Monday, September 6, 2010
Potter Mania
I'm going for the total immersion Potter treatment today. Rabbits, ducks and hedgehogs all the way.
We grown-ups head for Hill Top, the part-time home of Beatrix Potter whenever she could escape the society of her clingy mother in London.
Folks with small children head to the kid oriented 'World of Beatrix Potter', where the larger than life size characters are set in their own little scenes from the books. I may have to borrow a small child to get in without looking like a sad old lady playing with her dolls.

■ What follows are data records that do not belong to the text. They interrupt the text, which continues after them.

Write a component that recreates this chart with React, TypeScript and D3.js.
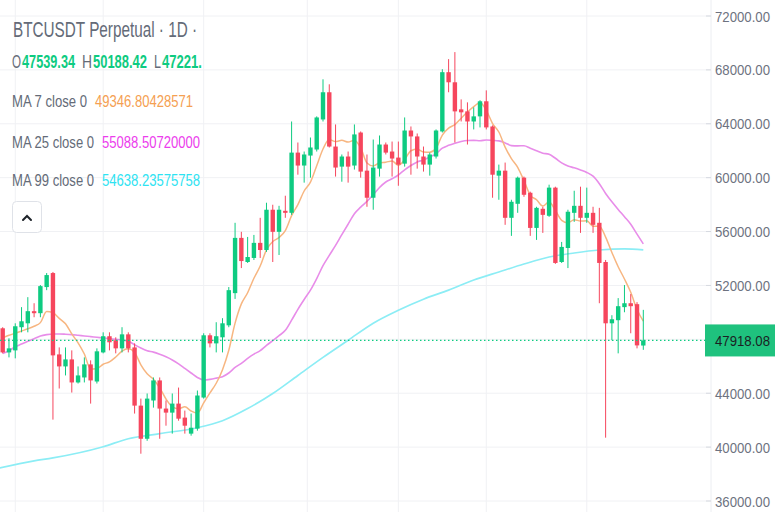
import { useLayoutEffect, useRef, useState } from 'react';
import * as d3 from 'd3';

const W = 775;
const H = 512;

// daily candles, left to right
const opens = [
  48820, 47030, 47180, 48900, 49190, 50090, 49940, 51880, 52920, 46880,
  45990, 46510, 44800, 45170, 46140, 44870, 47030, 48230, 47930, 47330,
  48370, 47400, 43080, 40620, 43460, 44950, 42860, 42560, 43230, 42190,
  41000, 41370, 43680, 48300, 47700, 48150, 49040, 51430, 55530, 53740,
  54040, 55160, 54630, 57620, 55980, 57540, 57390, 61860, 60900, 61640,
  62090, 64320, 66340, 62310, 60820, 61570, 60900, 63350, 60520, 58510,
  60670, 62460, 61940, 61490, 61040, 63500, 63060, 61570, 60970, 61570,
  63430, 67830, 67080, 65070, 64920, 64170, 64550, 65670, 63800, 60150,
  60520, 57020, 58060, 60000, 58880, 56270, 57690, 57170, 59260, 53740,
  54780, 57390, 57910, 57020, 57390, 56650, 53740, 49190, 49420, 50390,
  50680, 50610, 47539.34,
];
const highs = [
  48900, 48080, 49190, 50390, 51130, 50680, 52030, 52920, 53000, 47400,
  47400, 47180, 45990, 46660, 46440, 47330, 48520, 48520, 48150, 48900,
  48520, 47700, 43600, 43980, 45170, 45170, 43460, 43980, 44420, 42710,
  42490, 44200, 48450, 48450, 49270, 49570, 51880, 56650, 55980, 55600,
  55750, 57020, 58140, 57990, 57910, 58660, 64170, 62610, 61940, 62980,
  64550, 67300, 66930, 63950, 61720, 61940, 63950, 63430, 61720, 62830,
  63130, 62610, 62680, 62680, 64470, 63800, 63280, 62310, 61860, 63580,
  68050, 68800, 69320, 65810, 65590, 65220, 65750, 66480, 63880, 60970,
  61120, 58360, 60080, 60080, 58960, 57840, 57840, 59480, 59330, 55230,
  57620, 59030, 59330, 59260, 57840, 57760, 53890, 49790, 51060, 52030,
  51360, 50760, 50188.42,
];
const lows = [
  46960, 46660, 46590, 48520, 48520, 49640, 49640, 51650, 42040, 44350,
  45320, 44050, 44720, 44800, 43230, 44720, 46960, 47180, 46960, 47030,
  47030, 42490, 39510, 40470, 42930, 40620, 41590, 41000, 41960, 41000,
  40850, 41220, 43600, 47400, 47030, 47030, 48900, 51000, 53290, 53670,
  53890, 54040, 54490, 53740, 54260, 57020, 57240, 60220, 59630, 60000,
  61940, 64170, 62240, 60080, 59700, 59630, 60600, 60000, 57840, 57620,
  60080, 61720, 60080, 59400, 60820, 60220, 60670, 60450, 60150, 61420,
  63350, 66340, 62610, 64170, 62460, 63580, 63730, 63580, 58510, 58360,
  56500, 55680, 57390, 58580, 55680, 55380, 55900, 57090, 53600, 53670,
  53290, 56720, 55900, 56650, 55900, 50680, 40700, 47930, 46960, 50010,
  48450, 47330, 47221,
];
const closes = [
  47030, 47330, 48970, 49340, 50090, 49940, 51950, 52770, 46810, 45990,
  46510, 44800, 45320, 46140, 44950, 47110, 48230, 47780, 47330, 48370,
  47330, 43080, 40620, 43600, 44950, 42860, 42560, 43230, 42110, 41590,
  41440, 43830, 48300, 47700, 48230, 49190, 51650, 55530, 53810, 54110,
  55160, 54630, 57620, 55980, 57620, 57390, 61860, 60900, 61720, 62240,
  64470, 66340, 62310, 60750, 61570, 60820, 63210, 60450, 58510, 60750,
  62460, 61860, 61420, 60970, 63500, 63060, 61570, 60970, 61720, 63500,
  67830, 67080, 64920, 64850, 64170, 64550, 65670, 63730, 60220, 60520,
  57020, 58210, 60000, 58730, 56270, 57760, 57240, 59260, 53670, 54860,
  57470, 57910, 57020, 57390, 56500, 53670, 49190, 49490, 50460, 50680,
  50460, 47550, 47918.08,
];

// moving averages, one value per candle
const ma7 = [
  48110, 48300, 48450, 48620, 48780, 48970, 49240, 50060, 49980, 49560,
  49150, 48400, 47740, 46910, 45790, 45830, 46150, 46330, 46690, 47130,
  47300, 47030, 46110, 45440, 45040, 44400, 43570, 42990, 42850, 42990,
  42680, 42520, 43290, 44030, 44740, 45750, 47190, 49200, 50630, 51460,
  52530, 53440, 54640, 55260, 55560, 56070, 57180, 58000, 59010, 59670,
  60890, 62130, 62830, 62680, 62770, 62640, 62780, 62210, 61090, 60870,
  61110, 61150, 61240, 60920, 61350, 62000, 62120, 61910, 61890, 62180,
  63160, 63680, 63940, 64410, 64870, 65270, 65580, 65000, 64020, 63390,
  62270, 61420, 60770, 59780, 58710, 58360, 57890, 58210, 57560, 56830,
  56650, 56880, 56780, 56800, 56400, 56400, 55590, 54450, 53390, 52480,
  51490, 50210, 49346.8,
];
const ma25 = [
  46950, 47150, 47450, 47650, 47850, 48050, 48250, 48350, 48400, 48400,
  48380, 48350, 48300, 48250, 48200, 48150, 48100, 48050, 48000, 47950,
  47850, 47600, 47350, 47150, 47050, 46890, 46700, 46470, 46180, 45840,
  45500, 45170, 44990, 45030, 45120, 45230, 45500, 45910, 46220, 46580,
  46900, 47160, 47550, 47900, 48270, 48670, 49420, 50230, 50960, 51650,
  52510, 53470, 54230, 54970, 55770, 56550, 57320, 57810, 58240, 58740,
  59270, 59680, 59920, 60200, 60580, 60900, 61170, 61310, 61540, 61770,
  62190, 62400, 62560, 62690, 62760, 62770, 62740, 62800, 62770, 62730,
  62580, 62380, 62360, 62370, 62190, 62000, 61820, 61730, 61440, 61100,
  60870, 60730, 60570, 60390, 60110, 59550, 58830, 58210, 57640, 57100,
  56540, 55810, 55088.5,
];
// MA 99 read at a few candles
const ma99Idx = [-1, 5, 8, 16, 20, 25, 31, 35, 39, 43, 47, 51, 55, 59, 63, 67, 71, 75, 79, 83, 87, 91, 95, 99, 102];
const ma99Val = [
  38400, 38980, 39200, 40030, 40620, 41000, 41440, 41960, 42860, 43980,
  45320, 46660, 47930, 49200, 50160, 50980, 51650, 52400, 53000, 53590,
  54110, 54410, 54630, 54710, 54638,
];

const priceTicks = [36000, 40000, 44000, 48000, 52000, 56000, 60000, 64000, 68000, 72000];
const gridIdx = [2, 16, 32, 48.5, 63, 77, 93];
const lastPrice = 47918.08;

const GREEN = '#0ecb81';
const RED = '#f6465d';
const GREY = '#646b78';
const GRID = '#f0f1f4';

const x = d3.scaleLinear().domain([0, opens.length - 1]).range([2.7, 643.3]);
const y = d3.scaleLinear().domain([36000, 72000]).range([501, 16]);

const line = d3
  .line<[number, number]>()
  .x((d) => x(d[0]))
  .y((d) => y(d[1]))
  .curve(d3.curveMonotoneX);

// the screenshot's text is squeezed sideways, so each text is scaled to the width it has there
function FitText(props: { x: number; y: number; w: number; size: number; fill: string; bold?: boolean; children: string }) {
  const { x, y, w, size, fill, bold, children } = props;
  const ref = useRef<SVGTextElement>(null);
  const [sx, setSx] = useState(0.8);
  useLayoutEffect(() => {
    const n = ref.current ? ref.current.getComputedTextLength() : 0;
    if (n > 0) setSx(w / n);
  }, [w, children, size]);
  return (
    <text
      ref={ref}
      transform={`translate(${x},${y}) scale(${sx},1)`}
      fontSize={size}
      fill={fill}
      fontWeight={bold ? 700 : 400}
    >
      {children}
    </text>
  );
}

export default function App() {
  const ma7Path = line(ma7.map((v, i) => [i, v]));
  const ma25Path = line(ma25.map((v, i) => [i, v]));
  const ma99Path = line(ma99Idx.map((k, i) => [k, ma99Val[i]]));
  const yLast = y(lastPrice);
  const font = '"Liberation Sans", Arial, sans-serif';

  return (
    <div style={{ position: 'absolute', left: 0, top: 0 }}>
      <svg width={W} height={H} style={{ display: 'block', background: '#fff' }} fontFamily={font}>
        {/* grid */}
        {priceTicks.map((t) => (
          <line key={t} x1={0} x2={711} y1={y(t)} y2={y(t)} stroke={GRID} />
        ))}
        {gridIdx.map((g) => (
          <line key={g} x1={x(g)} x2={x(g)} y1={0} y2={H} stroke={GRID} />
        ))}
        <line x1={711} x2={711} y1={0} y2={H} stroke="#eceef2" />

        {/* moving averages */}
        <path d={ma99Path} fill="none" stroke="#8cedf5" strokeWidth={1.7} />
        <path d={ma25Path} fill="none" stroke="#e88de9" strokeWidth={1.6} />
        <path d={ma7Path} fill="none" stroke="#f7b681" strokeWidth={1.5} />

        {/* candles */}
        {opens.map((o, i) => {
          const c = closes[i];
          const up = c >= o;
          const col = up ? GREEN : RED;
          const cx = x(i);
          const top = y(Math.max(o, c));
          const bot = y(Math.min(o, c));
          return (
            <g key={i}>
              <line x1={cx} x2={cx} y1={y(highs[i])} y2={y(lows[i])} stroke={col} strokeWidth={1} />
              <rect x={cx - 2.2} y={top} width={4.4} height={Math.max(1, bot - top)} fill={col} />
            </g>
          );
        })}

        {/* last price line */}
        <line x1={0} x2={705} y1={yLast} y2={yLast} stroke={GREEN} strokeWidth={1.3} strokeDasharray="1.5 2.5" />

        {/* price axis */}
        {priceTicks
          .filter((t) => Math.abs(y(t) - yLast) > 18)
          .map((t) => (
            <g key={t}>
              <line x1={706} x2={711} y1={y(t)} y2={y(t)} stroke="#d6d9e0" />
              <FitText x={715} y={y(t) + 5.5} w={55} size={15} fill="#6d7280">
                {t.toFixed(2)}
              </FitText>
            </g>
          ))}
        <rect x={705} y={yLast - 16} width={70} height={32} fill="#1fc27e" />
        <FitText x={715} y={yLast + 5.5} w={55} size={15} fill="#1b1f24">
          {lastPrice.toFixed(2)}
        </FitText>

        {/* legend */}
        <FitText x={13} y={37} w={184} size={22} fill={GREY}>
          BTCUSDT Perpetual · 1D ·
        </FitText>
        <FitText x={12} y={68} w={9} size={18} fill={GREY}>O</FitText>
        <FitText x={22} y={68} w={53} size={18} fill={GREEN} bold>47539.34</FitText>
        <FitText x={82} y={68} w={10} size={18} fill={GREY}>H</FitText>
        <FitText x={93} y={68} w={54} size={18} fill={GREEN} bold>50188.42</FitText>
        <FitText x={154} y={68} w={7} size={18} fill={GREY}>L</FitText>
        <FitText x={162} y={68} w={40} size={18} fill={GREEN} bold>47221.</FitText>

        <FitText x={12} y={107} w={75} size={17} fill={GREY}>MA 7 close 0</FitText>
        <FitText x={95} y={107} w={98} size={17} fill="#f5a052">49346.80428571</FitText>
        <FitText x={12} y={148} w={82} size={17} fill={GREY}>MA 25 close 0</FitText>
        <FitText x={102} y={148} w={98} size={17} fill="#ec3ded">55088.50720000</FitText>
        <FitText x={12} y={186} w={82} size={17} fill={GREY}>MA 99 close 0</FitText>
        <FitText x={102} y={186} w={98} size={17} fill="#2ee3f2">54638.23575758</FitText>

        <rect x={12.5} y={201.5} width={29} height={31} rx={4} fill="#fff" stroke="#dfe2e8" />
        <path d="M23 220 L27 216 L31 220" fill="none" stroke="#1e2329" strokeWidth={2} strokeLinecap="round" />
      </svg>
    </div>
  );
}
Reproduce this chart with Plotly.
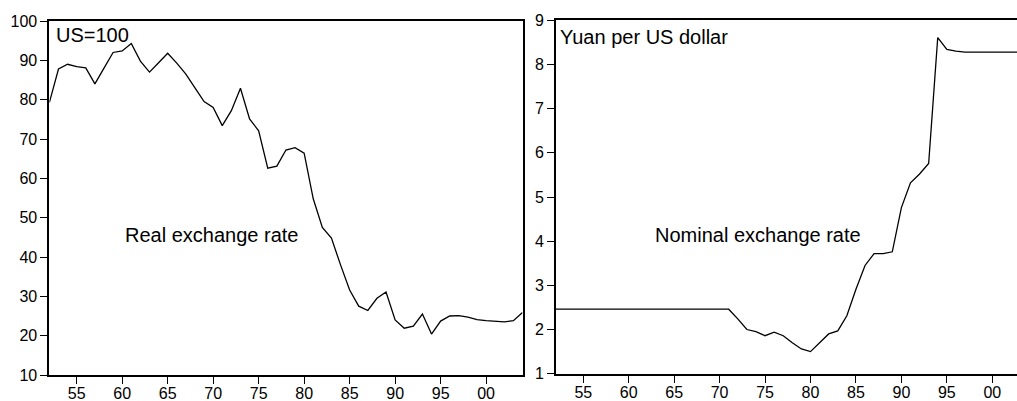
import plotly.graph_objects as go

years = list(range(1952, 2005))

real_rate = [79.3, 87.8, 89.0, 88.4, 88.1, 84.0, 88.0, 92.0, 92.4, 94.3,
             89.8, 87.0, 89.4, 91.8, 89.3, 86.5, 83.0, 79.5, 78.0, 73.4,
             77.2, 82.9, 75.1, 72.1, 62.6, 63.1, 67.2, 67.8, 66.4, 54.8,
             47.5, 44.8, 38.0, 31.6, 27.5, 26.4, 29.5, 31.1, 24.0, 21.9,
             22.4, 25.5, 20.4, 23.7, 25.0, 25.1, 24.7, 24.1, 23.8, 23.7,
             23.5, 23.8, 25.9]

nominal_rate = [2.46] * 20 + [2.24, 2.00, 1.95, 1.86, 1.94, 1.86, 1.70, 1.56,
                              1.50, 1.70, 1.90, 1.97, 2.31, 2.91, 3.45, 3.72,
                              3.72, 3.76, 4.76, 5.32, 5.52, 5.76, 8.61, 8.34,
                              8.30, 8.28, 8.28, 8.28, 8.28, 8.28, 8.28, 8.28,
                              8.28]

x_tickvals = [1955, 1960, 1965, 1970, 1975, 1980, 1985, 1990, 1995, 2000]
x_ticktext = ["55", "60", "65", "70", "75", "80", "85", "90", "95", "00"]
left_yticks = [10, 20, 30, 40, 50, 60, 70, 80, 90, 100]
right_yticks = [1, 2, 3, 4, 5, 6, 7, 8, 9]

W, H = 1017, 401
FONT = "Liberation Sans, Arial, sans-serif"

def px(x):
    return x / W

def py(y):
    return 1 - y / H

fig = go.Figure()
fig.add_trace(go.Scatter(x=years, y=real_rate, mode="lines",
                         line=dict(color="black", width=1.3),
                         xaxis="x", yaxis="y", showlegend=False,
                         hoverinfo="skip"))
fig.add_trace(go.Scatter(x=years, y=nominal_rate, mode="lines",
                         line=dict(color="black", width=1.3),
                         xaxis="x2", yaxis="y2", showlegend=False,
                         hoverinfo="skip"))

axis_common = dict(showgrid=False, zeroline=False, showline=True,
                   linecolor="black", linewidth=2, ticks="outside",
                   ticklen=7, tickwidth=1, tickcolor="black",
                   automargin=False,
                   tickfont=dict(family=FONT, size=16, color="black"))

fig.update_layout(
    width=W, height=H, autosize=False,
    margin=dict(l=0, r=0, t=0, b=0, pad=0),
    paper_bgcolor="white", plot_bgcolor="white",
    xaxis=dict(domain=[px(49.4), px(522.5)], range=[1952, 2004],
               tickvals=x_tickvals, ticktext=x_ticktext, mirror=True,
               anchor="y", ticklabelstandoff=-4, **axis_common),
    yaxis=dict(domain=[py(375), py(21)], range=[10, 100],
               tickvals=left_yticks, mirror=True, anchor="x", **axis_common),
    xaxis2=dict(domain=[px(556), 1.0], range=[1952, 2002.72],
                tickvals=x_tickvals, ticktext=x_ticktext, mirror=True,
                anchor="y2", ticklabelstandoff=-4, **axis_common),
    yaxis2=dict(domain=[py(373.7), py(20.3)], range=[1, 9],
                tickvals=right_yticks, anchor="x2", **axis_common),
)

ann_font = dict(family=FONT, size=20, color="black")
annotations = [
    ("US=100", 54, 35.5),
    ("Real exchange rate", 123, 234.5),
    ("Yuan per US dollar", 557.5, 37),
    ("Nominal exchange rate", 652.5, 234.5),
]
for text, x, y in annotations:
    fig.add_annotation(text=text, xref="paper", yref="paper",
                       x=px(x), y=py(y), xanchor="left", yanchor="middle",
                       showarrow=False, font=ann_font)

fig.write_html("out.html",
               config={"displayModeBar": False, "responsive": False},
               post_script="document.body.style.margin='0';"
                           "document.body.style.overflow='hidden';")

There's an uneasy truce between me and the lady in the Sat Nav today, but just to show me who's boss she takes me through the dreaded Kirkstone Pass (I'm assuming it's dreaded, if it isn't it should be), before delivering me to my destination at Near Sawrey, close to Windermere. I quietly hatch a plan to get home by a different route. Not that I'm becoming paranoid or anything, you understand.
The National Trust web site advises visitors to Hill Top to be early to 'avoid disappointment'. I arrive just after nine o'clock for a ten o'clock opening, as there's no way I plan to be disappointed. Three cars are here already, and by 9.20 quite a queue is forming at the ticket office. One lady has stayed in the village over-night as she was one of yesterday's disappointed persons. They open up at about 9.50 and we either pay up or, like me, show our Nat Trust membership card (love that card).
We all troop down the road to Hill Top after collecting our tickets, and linger in the charming garden until our ticket time is called. I'm a 10.05 so I have time for a few photos if only these people would get out of the way.
Inside, the house is just as it was when Beatrix lived here. She kept it as her studio after she married and moved to Castle Cottage. It's a cut above Wordsworth's Dove Cottage but still oozing rustic charm. Every room has a reminder of one or other of her books. The Tale of Samuel Whiskers is easily recognised as set in the kitchen and on the stairs. In The Tailor of Gloucester we see the dresser and grandfather clock, and the 1902 coronation teapot appears in The Tale of the Pie and The Patty-Pan.
After her marriage to solicitor, William Hellis, she bought farming land in the Lake District and became a much respected breeder of Herdwick sheep and a dedicated conservationist. On her death she left 14 farms and 4000 acres of land to the National Trust.
In nearby Hawkshead, the former office of William Hellis, also left to the Trust, is now the 'Beatrix Potter Gallery' where one can view the original sketches and paintings that illustrated her books, along with photographs and information about her life achievements.
It seems I still haven't had enough of the Potter Experience yet so I set of for Bowness-on-Windermere to find 'The World of Beatrix Potter'. Like most things in this country, it's well hidden and poorly signed. I raise this issue with the young man at the town Information Centre where I purchase my ticket, and he tells me it all has to do with the fact that the great British public love to complain and, of course, need something to complain about!
When I arrive I look around and find there are other mature persons sneaking into this kiddies paradise so I toss my head and stride boldly through the door and into a Potteresque fairyland, with each display recreating one scene or another from all your favourite Potter books. Peter is there as the star of the show along with Jemima, Squirrel Nutkin and friends, Mrs Tiggy-winkle in her kitchen, Jeremy Fisher in his pond. It would have been a shame to miss this.
My Potter day ends with a cup of tea from the Thermos, sitting on a rock by the lake finalising my plans for returning home NOT via Kirkstone Pass.